RECORDED INFORMATION:
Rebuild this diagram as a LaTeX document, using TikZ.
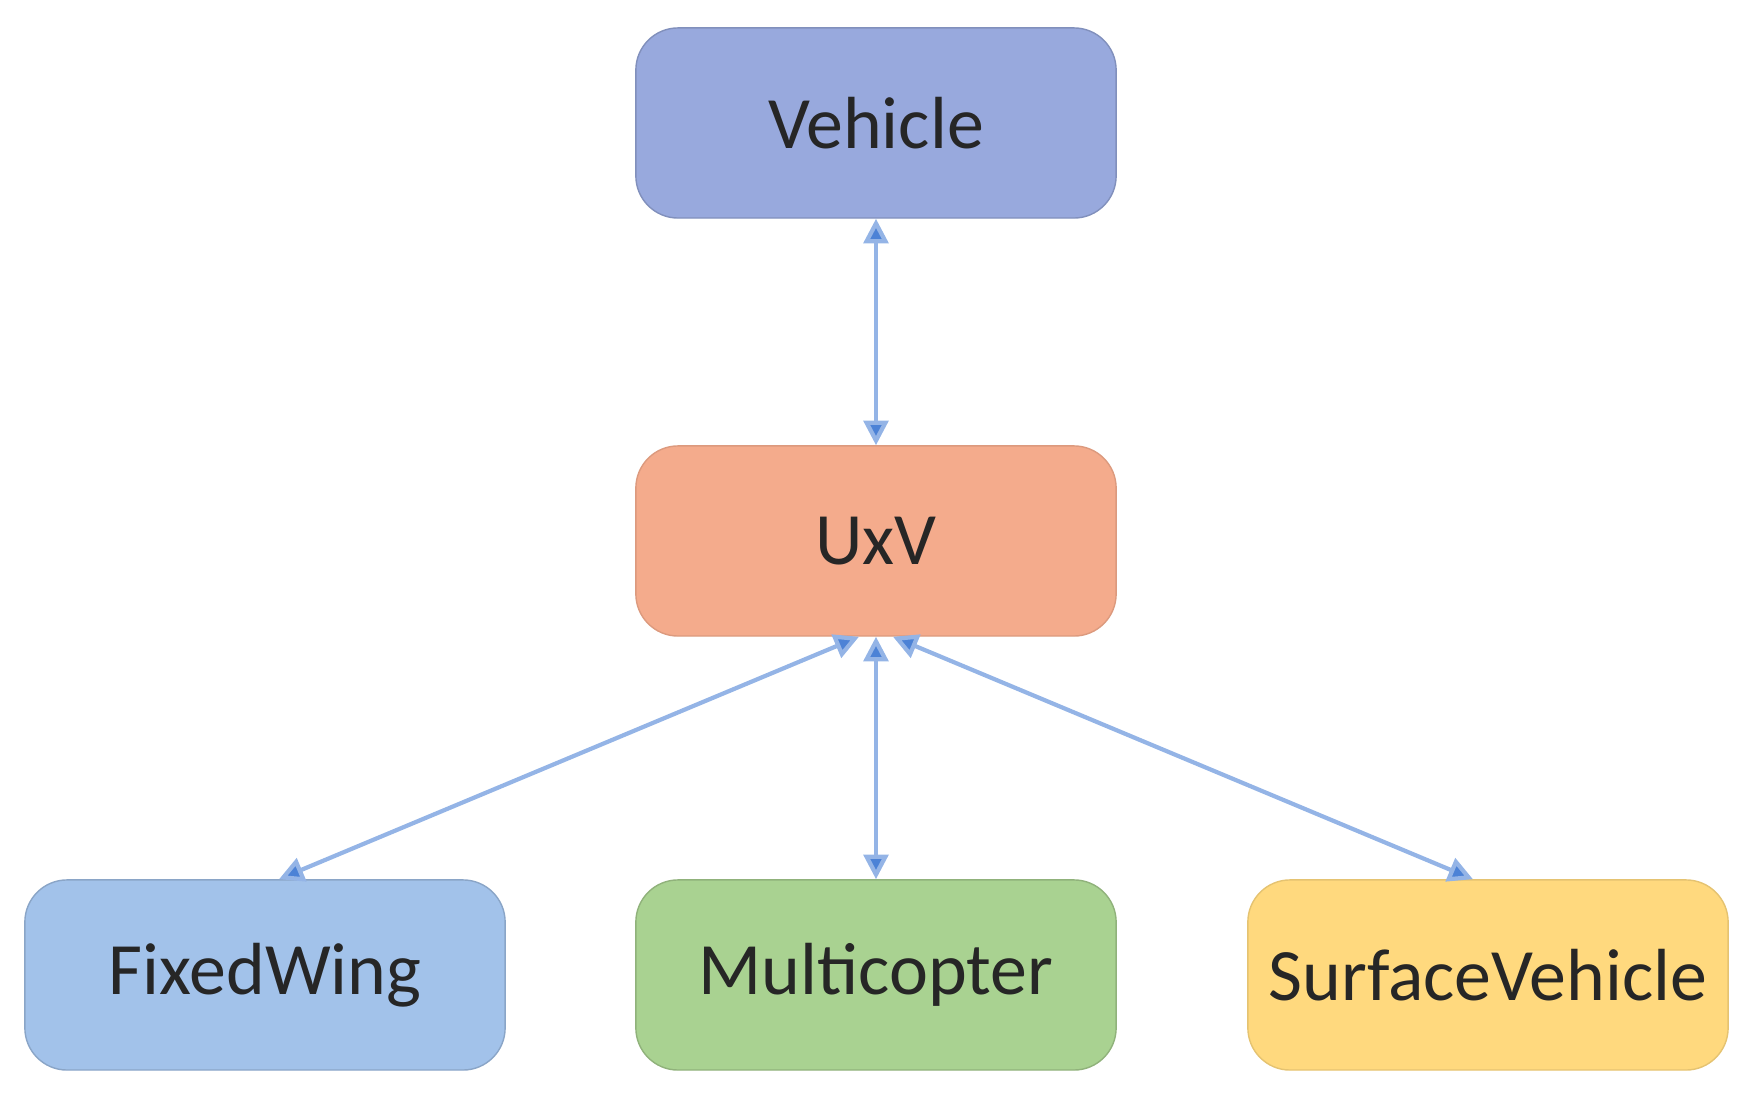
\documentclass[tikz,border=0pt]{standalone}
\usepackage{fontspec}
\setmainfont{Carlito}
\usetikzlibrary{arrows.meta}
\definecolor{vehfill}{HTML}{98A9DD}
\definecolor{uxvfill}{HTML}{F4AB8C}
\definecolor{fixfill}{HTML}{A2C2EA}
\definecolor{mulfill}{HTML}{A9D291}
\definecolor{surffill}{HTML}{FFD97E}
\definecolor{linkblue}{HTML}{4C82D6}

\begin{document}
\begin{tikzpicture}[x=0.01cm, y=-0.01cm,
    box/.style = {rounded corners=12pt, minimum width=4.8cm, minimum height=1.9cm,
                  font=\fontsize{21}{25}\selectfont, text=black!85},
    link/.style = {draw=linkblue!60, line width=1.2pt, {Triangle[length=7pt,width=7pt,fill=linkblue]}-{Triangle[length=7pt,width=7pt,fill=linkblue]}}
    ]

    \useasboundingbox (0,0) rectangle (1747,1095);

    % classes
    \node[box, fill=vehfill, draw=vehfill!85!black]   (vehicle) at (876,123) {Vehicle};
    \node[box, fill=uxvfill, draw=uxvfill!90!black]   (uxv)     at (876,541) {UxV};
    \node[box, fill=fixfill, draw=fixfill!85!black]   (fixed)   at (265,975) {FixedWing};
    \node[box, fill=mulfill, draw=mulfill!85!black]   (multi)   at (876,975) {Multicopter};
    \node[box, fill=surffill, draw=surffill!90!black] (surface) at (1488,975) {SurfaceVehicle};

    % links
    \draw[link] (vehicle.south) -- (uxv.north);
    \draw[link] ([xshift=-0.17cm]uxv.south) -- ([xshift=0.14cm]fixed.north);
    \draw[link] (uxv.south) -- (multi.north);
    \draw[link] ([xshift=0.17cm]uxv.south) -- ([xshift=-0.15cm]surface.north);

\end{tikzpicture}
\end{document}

WHAT THE TASK ASKS: Without the pictures, copy the material exactly as given.

RESULT FOR THIS EXERCISE:
Rebuild this diagram as a LaTeX document, using TikZ.
\documentclass[tikz,border=0pt]{standalone}
\usepackage{fontspec}
\setmainfont{Carlito}
\usetikzlibrary{arrows.meta}
\definecolor{vehfill}{HTML}{98A9DD}
\definecolor{uxvfill}{HTML}{F4AB8C}
\definecolor{fixfill}{HTML}{A2C2EA}
\definecolor{mulfill}{HTML}{A9D291}
\definecolor{surffill}{HTML}{FFD97E}
\definecolor{linkblue}{HTML}{4C82D6}

\begin{document}
\begin{tikzpicture}[x=0.01cm, y=-0.01cm,
    box/.style = {rounded corners=12pt, minimum width=4.8cm, minimum height=1.9cm,
                  font=\fontsize{21}{25}\selectfont, text=black!85},
    link/.style = {draw=linkblue!60, line width=1.2pt, {Triangle[length=7pt,width=7pt,fill=linkblue]}-{Triangle[length=7pt,width=7pt,fill=linkblue]}}
    ]

    \useasboundingbox (0,0) rectangle (1747,1095);

    % classes
    \node[box, fill=vehfill, draw=vehfill!85!black]   (vehicle) at (876,123) {Vehicle};
    \node[box, fill=uxvfill, draw=uxvfill!90!black]   (uxv)     at (876,541) {UxV};
    \node[box, fill=fixfill, draw=fixfill!85!black]   (fixed)   at (265,975) {FixedWing};
    \node[box, fill=mulfill, draw=mulfill!85!black]   (multi)   at (876,975) {Multicopter};
    \node[box, fill=surffill, draw=surffill!90!black] (surface) at (1488,975) {SurfaceVehicle};

    % links
    \draw[link] (vehicle.south) -- (uxv.north);
    \draw[link] ([xshift=-0.17cm]uxv.south) -- ([xshift=0.14cm]fixed.north);
    \draw[link] (uxv.south) -- (multi.north);
    \draw[link] ([xshift=0.17cm]uxv.south) -- ([xshift=-0.15cm]surface.north);

\end{tikzpicture}
\end{document}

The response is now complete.